This excerpt taken from the C 10-Q filed Aug 1, 2008.
Incremental Write-downs on Alt-A Mortgage Securities in S&B
During the second quarter of 2008, Citigroup recorded additional pretax losses of approximately $325 million, net of hedges, on Alt-A mortgage securities held in S&B, bringing the year-to-date net loss to $1.3 billion. For these purposes, Alt-A mortgage securities are non-agency residential mortgage-backed securities (RMBS) where: (1) the underlying collateral has weighted average FICO scores between 680 and 720 or, (2) for instances where FICO scores are greater than 720, RMBS have 30% or less of the underlying collateral composed of full documentation loans.

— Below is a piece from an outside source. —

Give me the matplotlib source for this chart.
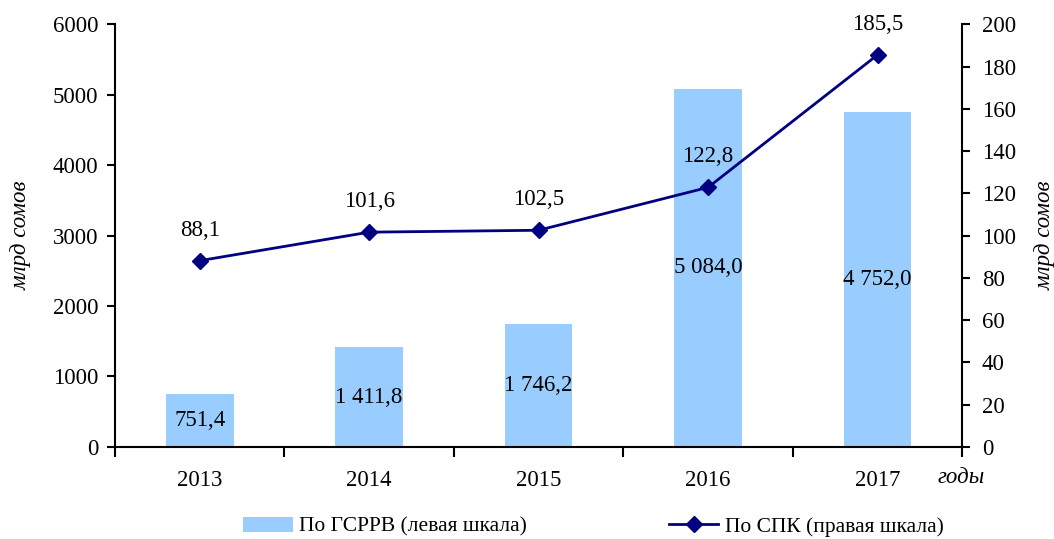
import numpy as np
import matplotlib.pyplot as plt
from matplotlib.ticker import MultipleLocator, FixedLocator

plt.rcParams['font.family'] = ['Liberation Serif', 'DejaVu Serif']

years = ['2013', '2014', '2015', '2016', '2017']
gsrrv = [751.4, 1411.8, 1746.2, 5084.0, 4752.0]   # left scale
spk = [88.1, 101.6, 102.5, 122.8, 185.5]           # right scale


def fmt(v):
    # "1 411,8" style
    s = f"{v:,.1f}".replace(",", " ").replace(".", ",")
    return s


fig = plt.figure(figsize=(10.54, 5.39), dpi=100)
ax = fig.add_axes([0.109, 0.171, 0.804, 0.784])
ax2 = ax.twinx()

x = np.arange(len(years))
fs = 16.5

bars = ax.bar(x, gsrrv, width=0.4, color='#99CCFF', label='По ГСРРВ (левая шкала)', zorder=1)
for xi, v in zip(x, gsrrv):
    ax.text(xi, v / 2, fmt(v), ha='center', va='center', fontsize=fs, color='black', zorder=3)

line, = ax2.plot(x, spk, color='#000080', marker='D', markersize=8, linewidth=2,
                 label='По СПК (правая шкала)', zorder=4)
for xi, v in zip(x, spk):
    ax2.annotate(fmt(v), (xi, v), xytext=(0, 22), textcoords='offset points',
                 ha='center', va='center', fontsize=fs)

ax.set_xlim(-0.5, len(years) - 0.5)
ax.set_ylim(0, 6000)
ax2.set_ylim(0, 200)
ax.yaxis.set_major_locator(MultipleLocator(1000))
ax2.yaxis.set_major_locator(MultipleLocator(20))

ax.set_xticks(x)
ax.set_xticklabels(years)
ax.xaxis.set_minor_locator(FixedLocator(np.arange(-0.5, len(years), 1.0)))
ax.tick_params(axis='x', which='major', length=0, pad=17, labelsize=fs)
ax.tick_params(axis='x', which='minor', length=7, width=1.5, direction='out')
ax.tick_params(axis='y', length=6, width=1.5, direction='out', pad=6, labelsize=fs)
ax2.tick_params(axis='y', length=6, width=1.5, direction='out', pad=8, labelsize=fs)

for a in (ax, ax2):
    a.spines['top'].set_visible(False)
ax.spines['right'].set_visible(False)
ax2.spines['left'].set_visible(False)
ax2.spines['bottom'].set_visible(False)
ax.spines['left'].set_linewidth(1.5)
ax.spines['bottom'].set_linewidth(1.5)
ax2.spines['right'].set_linewidth(1.5)

ax.set_ylabel('млрд сомов', fontsize=fs, style='italic')
ax.yaxis.set_label_coords(-0.098, 0.5)
ax2.set_ylabel('млрд сомов', fontsize=fs, style='italic', rotation=90, va='center')
ax2.yaxis.set_label_coords(1.098, 0.5)

fig.text(0.912, 0.115, 'годы', fontsize=fs, style='italic', va='center', ha='center')

ax.set_zorder(0)
ax2.set_zorder(1)
ax2.patch.set_visible(False)

fig.legend([bars, line], ['По ГСРРВ (левая шкала)', 'По СПК (правая шкала)'],
           loc='center', bbox_to_anchor=(0.563, 0.023), ncol=2, frameon=False,
           fontsize=15.5, handlelength=2.3, handletextpad=0.3, columnspacing=6.6)

fig.savefig('out.png', dpi=100)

The Company had $16.4 billion in Alt-A mortgage securities carried at fair value at June 30, 2008 in S&B, which decreased from $19.5 billion at March 31, 2008. Of the $16.4 billion, $4.3 billion were classified as Trading assets, of which $193 million of fair value write-downs, net of hedging, were recorded in earnings, and $12.1 billion were classified as available-for-sale investments, on which $132 million of write-downs were recorded in earnings due to other-than-temporary impairments. In addition, $237 million of pretax fair value unrealized losses were recorded in Accumulated Other Comprehensive Income (OCI).